Does Hulkenberg have other options? There are currently spots still up for grabs at the top trio of Mercedes, Ferrari and Red Bull. Hulkenberg and Ferrari have previous, with the German having apparently been set to head to the team in 2014 until Kimi Raikkonen was handed the seat, while even in 2019, Hulkenberg’s name has come up a potential replacement for Pierre Gasly at Red Bull should his season remain off-kilter.
But there’s no denying that the German would be a slightly leftfield choice for any of those three slots. Meanwhile, with only McLaren having fully firmed up their 2020 roster, there could be other sideways-y moves available.

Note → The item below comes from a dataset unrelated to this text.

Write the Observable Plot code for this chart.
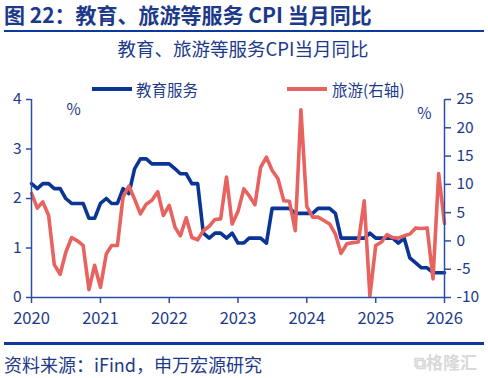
<!DOCTYPE html>
<html>
<head>
<meta charset="utf-8">
<script src="https://cdn.jsdelivr.net/npm/d3@7"></script>
<script src="https://cdn.jsdelivr.net/npm/@observablehq/plot@0.6"></script>
<style>
  html, body { margin: 0; padding: 0; background: #fff; }
  body { width: 488px; height: 378px; position: relative; overflow: hidden;
         font-family: "Noto Sans CJK SC", "Noto Sans", sans-serif; color: #1d3a8a; }
  .abs { position: absolute; white-space: nowrap; }
  #title { left: 4px; top: 3px; font-size: 21px; line-height: 23px; font-weight: bold; color: #1d3a8a; }
  .rule { position: absolute; left: 4px; width: 480px; height: 2.5px; background: #0a3a9a; }
  #subtitle { left: 0; width: 486px; top: 38px; text-align: center; font-size: 18.5px; line-height: 21px; color: #1d3a8a; }
  .legline { position: absolute; height: 4px; }
  .legtext { font-size: 15.5px; line-height: 18px; color: #1d3a8a; }
  #chart { position: absolute; left: 0; top: 64px; }
  #source { left: 4px; top: 354px; font-size: 18px; line-height: 20px; color: #1d3a8a; }
  #wm { left: 414px; top: 352px; font-size: 17px; line-height: 20px; color: #d9d9d9; font-weight: bold; }
</style>
</head>
<body>
<div id="title" class="abs">图 22：教育、旅游等服务 CPI 当月同比</div>
<div class="rule" style="top:29.5px"></div>
<div id="subtitle" class="abs">教育、旅游等服务CPI当月同比</div>
<div class="legline" style="left:92px; top:87px; width:40px; background:#0b3595"></div>
<div class="abs legtext" style="left:136px; top:80px">教育服务</div>
<div class="legline" style="left:287px; top:87px; width:40px; background:#e8635f"></div>
<div class="abs legtext" style="left:332px; top:80px">旅游(右轴)</div>
<div id="chart"></div>
<div class="rule" style="top:342px"></div>
<div id="source" class="abs">资料来源：iFind，申万宏源研究</div>
<div id="wm" class="abs">⧉格隆汇</div>
<script>
// Monthly, Jan 2020 – Jan 2026
const eduValues = [
  2.3, 2.2, 2.3, 2.3, 2.2, 2.2, 2.0, 1.9, 1.9, 1.9, 1.6, 1.6,
  1.9, 2.0, 1.9, 1.9, 2.2, 2.1, 2.6, 2.8, 2.8, 2.7, 2.7, 2.7,
  2.7, 2.6, 2.5, 2.5, 2.3, 2.3, 1.3, 1.2, 1.3, 1.3, 1.2, 1.3,
  1.1, 1.1, 1.2, 1.2, 1.2, 1.1, 1.8, 1.8, 1.8, 1.8, 1.7, 1.7,
  1.7, 1.7, 1.8, 1.8, 1.8, 1.7, 1.2, 1.2, 1.2, 1.2, 1.2, 1.3,
  1.2, 1.2, 1.2, 1.2, 1.1, 1.2, 0.8, 0.7, 0.6, 0.6, 0.5, 0.5,
  0.5
];
const tourValues = [
  8.4, 5.8, 6.9, 4.5, -4.2, -5.9, -2.0, 0.6, 0.0, -0.8, -8.6, -4.3,
  -8.2, -2.3, -0.8, -0.8, 7.8, 9.7, 7.4, 4.8, 6.5, 7.2, 8.7, 4.5,
  6.3, 2.4, 0.9, 4.1, 0.6, 0.2, 1.8, 2.6, 3.8, 3.9, 11.3, 3.0,
  5.2, 9.2, 8.0, 6.4, 13.0, 14.8, 12.5, 11.0, 7.1, 7.0, 1.8, 23.2,
  6.1, 4.2, 4.2, 3.6, 3.0, 1.2, -2.2, -0.5, -0.3, -0.2, 7.1, -9.7,
  -0.8, -0.2, 1.1, 0.6, 0.5, 0.9, 1.2, 2.3, 2.2, 2.3, -6.7, 11.9,
  3.1
];
const yearTicks = [2020, 2021, 2022, 2023, 2024, 2025, 2026];
const leftTicks = [0, 1, 2, 3, 4];
const rightTicks = [-10, -5, 0, 5, 10, 15, 20, 25];

const leftDomain = [0, 4];
const rightDomain = [-10, 25];
const toLeft = v => leftDomain[0] + (v - rightDomain[0]) / (rightDomain[1] - rightDomain[0]) * (leftDomain[1] - leftDomain[0]);
const fromLeft = v => rightDomain[0] + (v - leftDomain[0]) / (leftDomain[1] - leftDomain[0]) * (rightDomain[1] - rightDomain[0]);

const start = new Date(Date.UTC(2020, 0, 1));
const months = d3.utcMonth.range(start, new Date(Date.UTC(2026, 1, 1)));
const data = months.map((date, i) => ({date, edu: eduValues[i], tour: tourValues[i]}));
const xDomain = [start, new Date(Date.UTC(2026, 0, 1))];

const axisColor = "#2d4fa3";
const textColor = "#1d3a8a";
const font = "\"Noto Sans CJK SC\", sans-serif";

const chart = Plot.plot({
  width: 488,
  height: 270,
  marginTop: 35,
  marginBottom: 37,
  marginLeft: 31,
  marginRight: 44,
  style: {fontFamily: font, fontSize: "15.5px", color: textColor, background: "transparent", overflow: "visible"},
  x: {type: "utc", domain: xDomain},
  y: {domain: leftDomain},
  marks: [
    Plot.line(data, {x: "date", y: "edu", stroke: "#0b3595", strokeWidth: 3.6, strokeLinejoin: "round"}),
    Plot.line(data, {x: "date", y: d => toLeft(d.tour), stroke: "#e8635f", strokeWidth: 3.6, strokeLinejoin: "round"}),
    Plot.ruleX([xDomain[0]], {y1: leftDomain[0], y2: leftDomain[1], stroke: axisColor, strokeWidth: 1.5}),
    Plot.ruleX([xDomain[1]], {y1: leftDomain[0], y2: leftDomain[1], stroke: axisColor, strokeWidth: 1.5}),
    Plot.ruleY([leftDomain[0]], {stroke: axisColor, strokeWidth: 1.5}),
    Plot.axisY(leftTicks, {anchor: "left", tickSize: 5, tickPadding: 5, stroke: axisColor, fill: textColor, strokeWidth: 1.5, tickFormat: d => String(d), label: null}),
    Plot.axisY(rightTicks.map(toLeft), {anchor: "right", tickSize: 6, tickPadding: 6, stroke: axisColor, fill: textColor, strokeWidth: 1.5, tickFormat: d => String(Math.round(fromLeft(d))), label: null}),
    Plot.axisX(yearTicks.map(y => new Date(Date.UTC(y, 0, 1))), {anchor: "bottom", tickSize: 6, tickPadding: 9, stroke: axisColor, fill: textColor, strokeWidth: 1.5, fontSize: "16.5px", tickFormat: d => String(d.getUTCFullYear()), label: null}),
    Plot.text(["%"], {frameAnchor: "top-left", dx: 35, dy: 4, fill: textColor, fontSize: 15.5}),
    Plot.text(["%"], {frameAnchor: "top-right", dx: -13, dy: 8, fill: textColor, fontSize: 15.5})
  ]
});
document.getElementById("chart").appendChild(chart);
</script>
</body>
</html>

One rumour that had been doing the rounds in the paddock was that the debut of Porsche – the marque with which Hulkenberg won the 2015 Le Mans 24 Hours – in the 2019/2020 Formula E championship had been turning his head. And while that avenue was shut down by Porsche’s recent confirmation of Andre Lotterer alongside Neel Jani for next season, with Renault’s 2019 season having failed, thus far, to kick on in the way that had been expected, perhaps a fresh start for Hulkenberg in a different championship – and the chance to leave behind an F1 series that at one time he’d looked poised to become one of the major frontrunners in – could be appealing.
Let's say, hypothetically, that he did decide to walk away from F1 at the end of the year. How would Hulkenberg himself reflect on a career that had initially suggested such great heights – this is the driver, after all, who as reigning GP2 champion shocked the sport when he claimed pole for Williams at Interlagos in his debut F1 season – but which has ultimately seen him comfortably top the ‘most Grand Prix starts without a podium’ list.
“When I started my first year in 2010, for sure my aim and intention was to make a good and a long career in Formula 1. That was what I was always chasing, being a Formula 1 driver”, he says.
“All in all, I feel in a good place, in a happy place. Of course, I would have liked it to be better, but there's no big regrets, or bitter thoughts about the past.
“Of course, I would have liked to have race victories to my name, championships etc. but obviously we know how it works in Formula 1 and you need to be in the right place at the right moment with the right car, team and unfortunately that timing for me in my career has never been perfect – I've never been in that sweet spot.
“But I've still made, I think, a good career out of it,” he adds. “I always feel I've done, really, the best, or often out-performed the material that I had – and if you don't have a race-winning car, that's the best thing you can pretty much do.”
So the next few weeks and months will certainly make for interesting viewing for Nico Hulkenberg’s fans around the world. But there’ll be many, both inside the paddock and out, who’d love to see his sizeable talent remain in Formula 1 for a few more years yet – and more than that, to see that talent finally rewarded with the podium appearance it so clearly deserves.